## YOUR TASK
Return, without pictures, the lines from the start of the data through the one that contains "const y = d3.scaleLinear().domain([0, 300]).range([486, 15.5]);".

::: SUPPLIED MATERIAL :::

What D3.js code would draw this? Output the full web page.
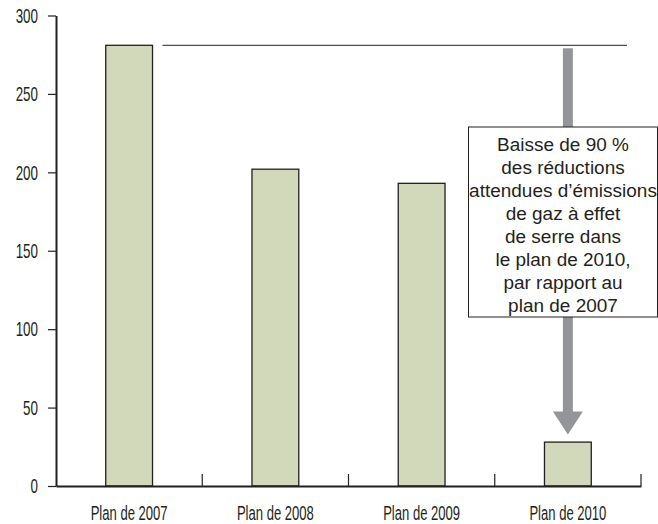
<!DOCTYPE html>
<html><head><meta charset="utf-8">
<script src="https://cdnjs.cloudflare.com/ajax/libs/d3/7.8.5/d3.min.js"></script>
<style>body{margin:0;background:#fff}svg{display:block}</style>
</head><body>
<script>
const categories = ["Plan de 2007", "Plan de 2008", "Plan de 2009", "Plan de 2010"];
const values = [281, 202, 193, 28];
const yTicks = [0, 50, 100, 150, 200, 250, 300];
const noteLines = ["Baisse de 90 %", "des réductions", "attendues d\u2019émissions", "de gaz à effet", "de serre dans", "le plan de 2010,", "par rapport au", "plan de 2007"];

const W = 658, H = 524;
const svg = d3.select("body").append("svg").attr("width", W).attr("height", H);
const sans = "'Liberation Sans',Arial,sans-serif";
const sx = 0.67; // horizontal squeeze to mimic a condensed face
const wx = 1.085; // slight widening for the note's face

const x = d3.scaleBand().domain(categories).range([56, 641]).padding(0);
const y = d3.scaleLinear().domain([0, 300]).range([486, 15.5]);

// bars
const bw = x.bandwidth() * 0.32;
svg.selectAll("rect.bar").data(values).enter().append("rect")
  .attr("x", (d, i) => x(categories[i]) + x.bandwidth() / 2 - bw / 2)
  .attr("y", d => y(d))
  .attr("width", bw)
  .attr("height", d => y(0) - y(d))
  .attr("fill", "#d2d8ba")
  .attr("stroke", "#231f20")
  .attr("stroke-width", 1.3);

// reference line at 2007 level
svg.append("line")
  .attr("x1", x(categories[0]) + x.bandwidth() / 2 + bw / 2 + 10)
  .attr("x2", 627)
  .attr("y1", y(values[0])).attr("y2", y(values[0]))
  .attr("stroke", "#231f20").attr("stroke-width", 1);

// arrow
const ax = x(categories[3]) + x.bandwidth() / 2;
const tipY = y(values[3]) - 7.5;
svg.append("rect")
  .attr("x", ax - 5).attr("y", y(values[0]) + 3)
  .attr("width", 10).attr("height", (tipY - 22) - (y(values[0]) + 3))
  .attr("fill", "#939598");
svg.append("path")
  .attr("d", d3.line()([[ax - 15, tipY - 23], [ax + 15, tipY - 23], [ax, tipY]]) + "Z")
  .attr("fill", "#939598");

// y axis
const yAxis = svg.append("g").attr("transform", "translate(56,0)")
  .call(d3.axisLeft(y).tickValues(yTicks).tickSize(8).tickPadding(10).tickSizeOuter(0));
yAxis.select(".domain").attr("stroke", "#231f20").attr("stroke-width", 2);
yAxis.selectAll(".tick line").attr("stroke", "#231f20").attr("stroke-width", 1.2);
yAxis.selectAll(".tick text").attr("font-family", sans).attr("font-size", 20).attr("fill", "#231f20")
  .attr("x", -18 / sx).attr("dy", "0.34em").attr("transform", `scale(${sx},1)`);

// x axis
const xAxis = svg.append("g").attr("transform", "translate(0,486)")
  .call(d3.axisBottom(x).tickSize(0).tickPadding(20.5));
xAxis.select(".domain").attr("stroke", "#231f20").attr("stroke-width", 2);
xAxis.selectAll(".tick text").attr("font-family", sans).attr("font-size", 19.5).attr("fill", "#231f20")
  .attr("transform", `scale(${sx},1)`);
// boundary ticks (inward)
const bounds = categories.slice(1).map(c => x(c)).concat([x.range()[1]]);
xAxis.selectAll("line.bound").data(bounds).enter().append("line")
  .attr("x1", d => d).attr("x2", d => d).attr("y1", 0).attr("y2", -12)
  .attr("stroke", "#231f20").attr("stroke-width", 1.2);

// annotation box
const bx = 468.5, by = 127, bwid = 189, bh = 190;
svg.append("rect").attr("x", bx).attr("y", by).attr("width", bwid).attr("height", bh)
  .attr("fill", "#fff").attr("stroke", "#231f20").attr("stroke-width", 1);
svg.append("text")
  .attr("font-family", sans).attr("font-size", 17.5)
  .attr("fill", "#231f20").attr("text-anchor", "middle")
  .attr("transform", `scale(${wx},1)`)
  .selectAll("tspan").data(noteLines).enter().append("tspan")
  .attr("x", (bx + bwid / 2) / wx).attr("y", (d, i) => by + 23.7 + i * 23)
  .text(d => d);
</script>
</body></html>
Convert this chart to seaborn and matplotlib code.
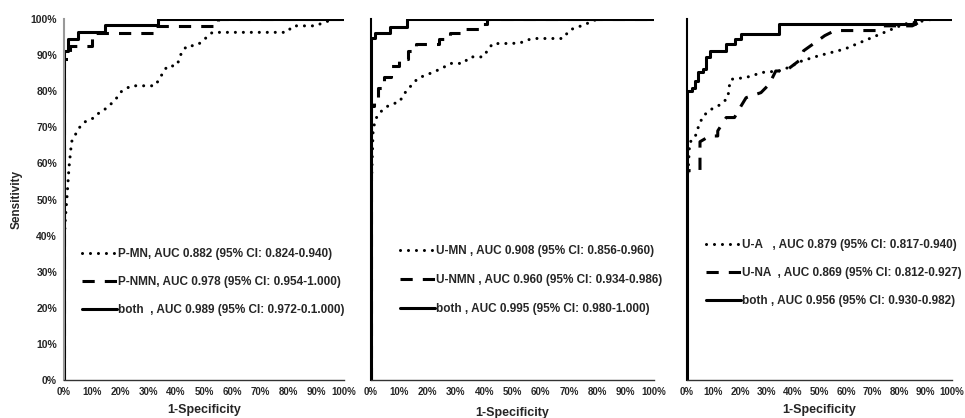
import matplotlib
matplotlib.use("Agg")
import matplotlib.pyplot as plt
import seaborn as sns
import pandas as pd

# ---------------- data (percent) ----------------
# Panel 1
p_mn_fpr = [0, 0, 0.5, 1, 1.8, 2.7, 4.5, 6, 8, 11, 12.5, 14.6, 18, 20.6, 24, 32.5, 34, 35.7, 37, 40, 41, 42, 44, 46.8, 49, 51, 53, 79.5, 81.8, 90, 92.5, 97, 100]
p_mn_tpr = [0, 37, 45, 50, 59, 66, 68.6, 70.5, 71.8, 72.7, 74, 75, 77.3, 80, 81.5, 81.5, 83.3, 85.6, 87, 87, 88.4, 90.8, 92.6, 92.6, 93.5, 95, 96.3, 96.3, 98.1, 98.1, 99, 100, 100]
p_nmn_fpr = [0, 0, 2, 2, 10, 10, 32, 32, 55, 55, 100]
p_nmn_tpr = [0, 89, 89, 92.6, 92.6, 96.1, 96.1, 98.1, 98.1, 100, 100]
p_both_fpr = [0, 0, 1.3, 1.3, 5, 5, 14.6, 14.6, 33.6, 33.6, 100]
p_both_tpr = [0, 91, 91, 94.4, 94.4, 96.4, 96.4, 98.2, 98.2, 100, 100]

# Panel 2
u_mn_fpr = [0, 0, 0.3, 0.7, 1.4, 3, 5.5, 7.8, 10.2, 11.3, 13.8, 16.6, 20.8, 25, 28, 32.5, 35, 39.6, 41.3, 43, 46.6, 52.6, 55, 58.5, 67.8, 70.3, 75, 78, 80, 100]
u_mn_tpr = [0, 50, 58, 68.4, 72, 74, 75.7, 76.5, 77.1, 78.9, 81.2, 83.6, 84.9, 86.3, 87.7, 87.7, 89.5, 89.5, 91.4, 93.2, 93.2, 93.3, 94.2, 94.6, 94.6, 97, 98.3, 99.3, 100, 100]
u_nmn_fpr = [0, 0, 1, 1, 2.5, 2.5, 4.5, 4.5, 7, 7, 10, 10, 13, 13, 16, 16, 24, 24, 28, 28, 32, 32, 38, 38, 41, 41, 100]
u_nmn_tpr = [0, 76, 76, 78, 78, 81, 81, 84, 84, 87, 87, 89, 89, 91, 91, 93, 93, 94.5, 94.5, 96, 96, 97.2, 97.2, 98.6, 98.6, 100, 100]
u_both_fpr = [0, 0, 1.4, 1.4, 6.7, 6.7, 12.6, 12.6, 100]
u_both_tpr = [0, 94.6, 94.6, 96, 96, 97.9, 97.9, 100, 100]

# Panel 3
u_a_fpr = [0, 0, 0.5, 1, 3, 4.2, 6, 9.2, 12.9, 15.4, 16, 16.7, 22.3, 28.5, 34.7, 38.4, 43.4, 49.6, 59.6, 67, 74.5, 82, 89.4, 93, 100]
u_a_tpr = [0, 55, 59, 65.8, 67.2, 69.9, 73.1, 75, 76.4, 78.2, 81.5, 83.3, 83.8, 85.2, 85.6, 86.6, 88.4, 89.8, 91.7, 94, 96.3, 98.6, 99.5, 100, 100]
u_na_fpr = [0, 0, 4.9, 4.9, 8.6, 11.6, 11.6, 14.8, 17.9, 20.4, 22.3, 27.9, 31, 33.5, 37.2, 42.2, 44, 48.4, 52, 55.8, 72, 74, 85, 90, 100]
u_na_tpr = [0, 58, 58, 66, 67.6, 67.6, 69, 72.7, 72.7, 75.9, 78.2, 79.6, 81.9, 85.6, 85.6, 88.4, 91.2, 93.5, 95.4, 96.8, 96.8, 98.1, 98.1, 100, 100]
u_both3_fpr = [0, 0, 1.7, 1.7, 3, 3, 4.2, 4.2, 6, 6, 7.3, 7.3, 8.6, 8.6, 14.8, 14.8, 18, 18, 20.4, 20.4, 34.7, 34.7, 86, 86, 100]
u_both3_tpr = [0, 80, 80, 81, 81, 82.9, 82.9, 85.2, 85.2, 86.1, 86.1, 89.4, 89.4, 91.2, 91.2, 93, 93, 94.4, 94.4, 95.8, 95.8, 98.6, 98.6, 100, 100]

panels = [
    [(p_mn_fpr, p_mn_tpr, "P-MN, AUC 0.882 (95% CI: 0.824-0.940)", "dot"),
     (p_nmn_fpr, p_nmn_tpr, "P-NMN, AUC 0.978 (95% CI: 0.954-1.000)", "dash"),
     (p_both_fpr, p_both_tpr, "both  , AUC 0.989 (95% CI: 0.972-0.1.000)", "solid")],
    [(u_mn_fpr, u_mn_tpr, "U-MN , AUC 0.908 (95% CI: 0.856-0.960)", "dot"),
     (u_nmn_fpr, u_nmn_tpr, "U-NMN , AUC 0.960 (95% CI: 0.934-0.986)", "dash"),
     (u_both_fpr, u_both_tpr, "both , AUC 0.995 (95% CI: 0.980-1.000)", "solid")],
    [(u_a_fpr, u_a_tpr, "U-A   , AUC 0.879 (95% CI: 0.817-0.940)", "dot"),
     (u_na_fpr, u_na_tpr, "U-NA  , AUC 0.869 (95% CI: 0.812-0.927)", "dash"),
     (u_both3_fpr, u_both3_tpr, "both , AUC 0.956 (95% CI: 0.930-0.982)", "solid")],
]
tick_vals = [0, 10, 20, 30, 40, 50, 60, 70, 80, 90, 100]
tick_labels = ["0%", "10%", "20%", "30%", "40%", "50%", "60%", "70%", "80%", "90%", "100%"]

# ---------------- style ----------------
sns.set_theme(style="white")
plt.rcParams['font.family'] = ['Liberation Sans', 'DejaVu Sans']
plt.rcParams['font.weight'] = 'bold'

fig = plt.figure(figsize=(9.65, 4.18), dpi=100)
bottom = 38 / 418
height = 361 / 418
axes_rects = [
    (64 / 965, bottom, 280 / 965, height),
    (371 / 965, bottom, 283 / 965, height),
    (687 / 965, bottom, 265 / 965, height),
]
legend_anchor = [(0.064, 0.272), (0.1025, 0.277), (0.071, 0.297)]
legend_spacing = [1.35, 1.45, 1.35]
xlabel_pad = [5, 7, 5]

LW = 2.2
styles = {
    "dot": dict(linestyle=(0, (0.01, 2.6)), dash_capstyle="round", lw=LW),
    "dash": dict(linestyle=(0, (4, 3.3)), dash_capstyle="butt", lw=LW),
    "solid": dict(linestyle="-", lw=LW),
}

for i, (rect, series) in enumerate(zip(axes_rects, panels)):
    ax = fig.add_axes(rect)
    for fpr, tpr, label, st in series:
        df = pd.DataFrame({"fpr": fpr, "tpr": tpr})
        sns.lineplot(data=df, x="fpr", y="tpr", ax=ax, color="black",
                     sort=False, estimator=None, label=label, **styles[st])
    ax.set_xlim(0, 100)
    ax.set_ylim(0, 100)
    ax.set_xticks(tick_vals)
    ax.set_xticklabels(tick_labels, fontsize=7, fontweight="bold")
    ax.tick_params(axis="x", direction="out", length=3, width=0.8, color="#555555", pad=2)
    if i == 0:
        ax.set_yticks(tick_vals)
        ax.set_yticklabels(tick_labels, fontsize=7.5, fontweight="bold")
        ax.tick_params(axis="y", length=0, pad=5)
        ax.set_ylabel("Sensitivity", fontsize=8.5, fontweight="bold", labelpad=6)
    else:
        ax.set_yticks([])
        ax.set_ylabel("")
    ax.set_xlabel("1-Specificity", fontsize=9, fontweight="bold", labelpad=xlabel_pad[i])
    for s in ["top", "right"]:
        ax.spines[s].set_visible(False)
    ax.spines["left"].set_color("#999999" if i == 0 else "black")
    ax.spines["left"].set_linewidth(1.5)
    ax.spines["bottom"].set_color("#333333")
    ax.spines["bottom"].set_linewidth(1.0)
    ax.grid(False)
    leg = ax.legend(loc="center left", bbox_to_anchor=legend_anchor[i], frameon=False,
                    fontsize=8.5, handlelength=3.0, handletextpad=0.05,
                    labelspacing=legend_spacing[i], borderpad=0, borderaxespad=0)
    for t in leg.get_texts():
        t.set_fontweight("bold")

fig.savefig("out.png", dpi=100)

:::

## OUTPUT
What D3.js code would draw this? Output the full web page.
<!DOCTYPE html>
<html><head><meta charset="utf-8">
<script src="https://cdnjs.cloudflare.com/ajax/libs/d3/7.8.5/d3.min.js"></script>
<style>body{margin:0;background:#fff}svg{display:block}</style>
</head><body>
<script>
const categories = ["Plan de 2007", "Plan de 2008", "Plan de 2009", "Plan de 2010"];
const values = [281, 202, 193, 28];
const yTicks = [0, 50, 100, 150, 200, 250, 300];
const noteLines = ["Baisse de 90 %", "des réductions", "attendues d\u2019émissions", "de gaz à effet", "de serre dans", "le plan de 2010,", "par rapport au", "plan de 2007"];

const W = 658, H = 524;
const svg = d3.select("body").append("svg").attr("width", W).attr("height", H);
const sans = "'Liberation Sans',Arial,sans-serif";
const sx = 0.67; // horizontal squeeze to mimic a condensed face
const wx = 1.085; // slight widening for the note's face

const x = d3.scaleBand().domain(categories).range([56, 641]).padding(0);
const y = d3.scaleLinear().domain([0, 300]).range([486, 15.5]);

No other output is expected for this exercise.